Voici dans quelles circonstances fut réalisée l’innovation heureuse qui plus tard devait permettre à la production indigène d’affronter la concurrence des colonies.

En 1810, Guillon, habile manufacturier, avait obtenu de bons résultats de l’application à la fabrication des sirops et au raffinage du sucre du charbon de bois, dont un navigateur russe, Lovitz, avait anciennement fait connaître les propriétés antiputrides et décolorantes.

  1. La fabrication du sucre de betterave aurait disparu de notre sol, si des hommes courageux, éclairés, n’eussent persisté, conservant à la France une industrie qui doit enrichir son agriculture. Parmi les fabricans qui ont obtenu le plus de succès, on doit citer M. Crespel au premier rang. Établis dans le nord de la France, ses ateliers furent dévastés par les armées étrangères.
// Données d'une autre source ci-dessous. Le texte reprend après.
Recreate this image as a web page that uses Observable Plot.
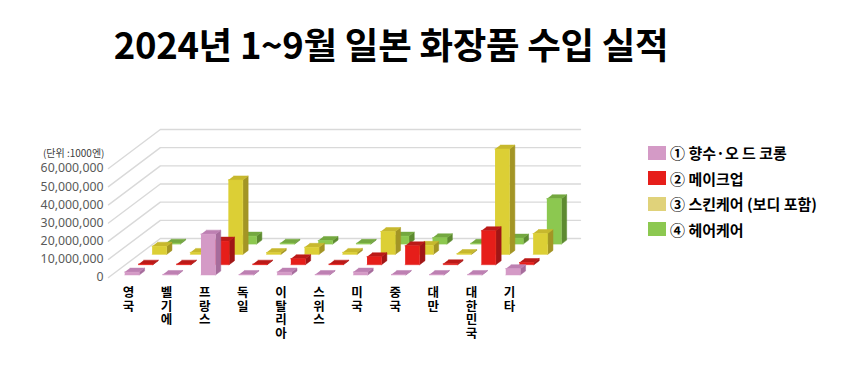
<!DOCTYPE html>
<html><head><meta charset="utf-8">
<script src="https://cdn.jsdelivr.net/npm/d3@7"></script>
<script src="https://cdn.jsdelivr.net/npm/@observablehq/plot@0.6"></script>
<style>
body{margin:0;background:#fff;width:844px;height:376px;overflow:hidden;position:relative;font-family:"Noto Sans CJK KR","Noto Sans",sans-serif;}
#title{position:absolute;left:0;width:782px;text-align:center;top:21px;font-size:36.5px;font-weight:bold;line-height:46px;color:#000;letter-spacing:-0.3px;}
#chart{position:absolute;left:0;top:90px;}
#legend{position:absolute;left:648px;top:140px;}
.row{display:flex;align-items:center;height:25.5px;font-size:15px;font-weight:bold;color:#000;}
.sw{width:18px;height:14px;margin-right:4px;}
</style></head>
<body>
<div id="title">2024년 1~9월 일본 화장품 수입 실적</div>
<div id="chart"></div>
<div id="legend"></div>
<script>
const categories = ["영국","벨기에","프랑스","독일","이탈리아","스위스","미국","중국","대만","대한민국","기타"];
const seriesNames = ["① 향수·오 드 코롱","② 메이크업","③ 스킨케어 (보디 포함)","④ 헤어케어"];
const fragrance = [1.6e6, 0.3e6, 22.5e6, 0.3e6, 1.6e6, 0.3e6, 1.6e6, 0.3e6, 0.3e6, 0.3e6, 3.5e6];
const makeup    = [0.3e6, 0.3e6, 13e6, 0.3e6, 3.3e6, 0.3e6, 4.4e6, 10.4e6, 0.5e6, 18.7e6, 1.2e6];
const skincare  = [4.5e6, 1.1e6, 41e6, 1.0e6, 3.9e6, 1.1e6, 12.6e6, 5.0e6, 0.5e6, 58e6, 11.5e6];
const haircare  = [0.5e6, 0.5e6, 4.4e6, 0.5e6, 2.0e6, 0.4e6, 4.4e6, 3.5e6, 0.4e6, 3.3e6, 25e6];
const yTicks = [0, 10e6, 20e6, 30e6, 40e6, 50e6, 60e6];
const unitLabel = "(단위 :1000엔)";

const frontColors = ["#d49ac6", "#e61e1a", "#dccf35", "#8cc850"];
const topColors   = ["#bd80b2", "#bb1a18", "#c7b82e", "#74a840"];
const sideColors  = ["#a66c9c", "#a01616", "#a39525", "#5d8a30"];
const legendColors = ["#d49ac6", "#e61e1a", "#e0d27a", "#8cc850"];

const seriesValues = [fragrance, makeup, skincare, haircare];

// pseudo-3D geometry (pixel styling constants converted into data units)
const PXX = 10 / 381, PXY = 60e6 / 109, K = 1.33;
const D0 = 2.5, DSTEP = 10.3, BD = 4, HW = 7.25, WALL = 39;
const proj = (x, v, d) => ({x: x + K * d * PXX, y: v + d * PXY});

function faces(s) {
  const d = D0 + DSTEP * s;
  const front = [], top = [], side = [];
  seriesValues[s].forEach((v, i) => {
    const xc = i - K * D0 * PXX;
    const x0 = xc - HW * PXX, x1 = xc + HW * PXX;
    const id = s + "-" + i;
    [proj(x0, 0, d), proj(x1, 0, d), proj(x1, v, d), proj(x0, v, d)].forEach(p => front.push({...p, id}));
    [proj(x0, v, d), proj(x1, v, d), proj(x1, v, d + BD), proj(x0, v, d + BD)].forEach(p => top.push({...p, id}));
    [proj(x1, 0, d), proj(x1, 0, d + BD), proj(x1, v, d + BD), proj(x1, v, d)].forEach(p => side.push({...p, id}));
  });
  return {front, top, side};
}

const xL = -0.617, xR = 10.41;
const grid = [];
yTicks.forEach(t => {
  [proj(xL, t, 0), proj(xL, t, WALL), proj(xR, t, WALL)].forEach(p => grid.push({...p, t}));
});

const marks = [
  Plot.line(grid, {x: "x", y: "y", z: "t", stroke: "#d9d9d9", strokeWidth: 1.4})
];
for (let s = 3; s >= 0; s--) {
  const f = faces(s);
  marks.push(Plot.line(f.side, {x: "x", y: "y", z: "id", fill: sideColors[s], stroke: sideColors[s], strokeWidth: 0.5}));
  marks.push(Plot.line(f.top, {x: "x", y: "y", z: "id", fill: topColors[s], stroke: topColors[s], strokeWidth: 0.5}));
  marks.push(Plot.line(f.front, {x: "x", y: "y", z: "id", fill: frontColors[s], stroke: frontColors[s], strokeWidth: 0.5}));
}
marks.push(Plot.text(yTicks, {x: xL, y: d => d, text: d => d3.format(",")(d), dx: -5, textAnchor: "end", fontSize: 12.3, fill: "#595959", fontFamily: "Noto Sans"}));
marks.push(Plot.text([unitLabel], {x: xL, y: 60e6, text: d => d, dx: -4, dy: -15, textAnchor: "end", fontSize: 10, fill: "#404040"}));
marks.push(Plot.text(categories, {x: (d, i) => i, y: 0, text: d => Array.from(d).join("\n"), dx: -3.5, dy: 10, lineAnchor: "top", lineHeight: 1.08, fontSize: 12.5, fontWeight: "bold", fill: "#000"}));

const chart = Plot.plot({
  width: 844, height: 286, margin: 0,
  x: {domain: [0, 10], range: [131.5, 512.5], axis: null},
  y: {domain: [0, 60e6], range: [187, 78], axis: null},
  style: {fontFamily: "'Noto Sans CJK KR', 'Noto Sans', sans-serif", background: "transparent"},
  marks
});
document.getElementById("chart").append(chart);

const lg = document.getElementById("legend");
seriesNames.forEach((n, i) => {
  const r = document.createElement("div"); r.className = "row";
  const sw = document.createElement("div"); sw.className = "sw"; sw.style.background = legendColors[i];
  const tx = document.createElement("span"); tx.textContent = n;
  r.append(sw, tx); lg.append(r);
});
</script>
</body></html>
M. Crespel réunit les minces débris de sa fortune, déplaça ses ateliers, et, chaque année employant ses bénéfices à étendre ses cultures, il fabriquait en 1825, dans deux usines d’Arras, 140,000 kilogrammes de beau sucre. (Voir le volume XXIV du Bulletin de la Société d’encouragement, rapport de M. Chaptal.) M. Crespel-Dellisse, un des premiers, fit usage du noir animal. En 1854, dans sept fabriques, il traitait 50 millions de betteraves, produisant de 2,500,000 à 3 millions de kilos de sucre, et payant à l’état de 1,350,000 à 1,600,000 francs.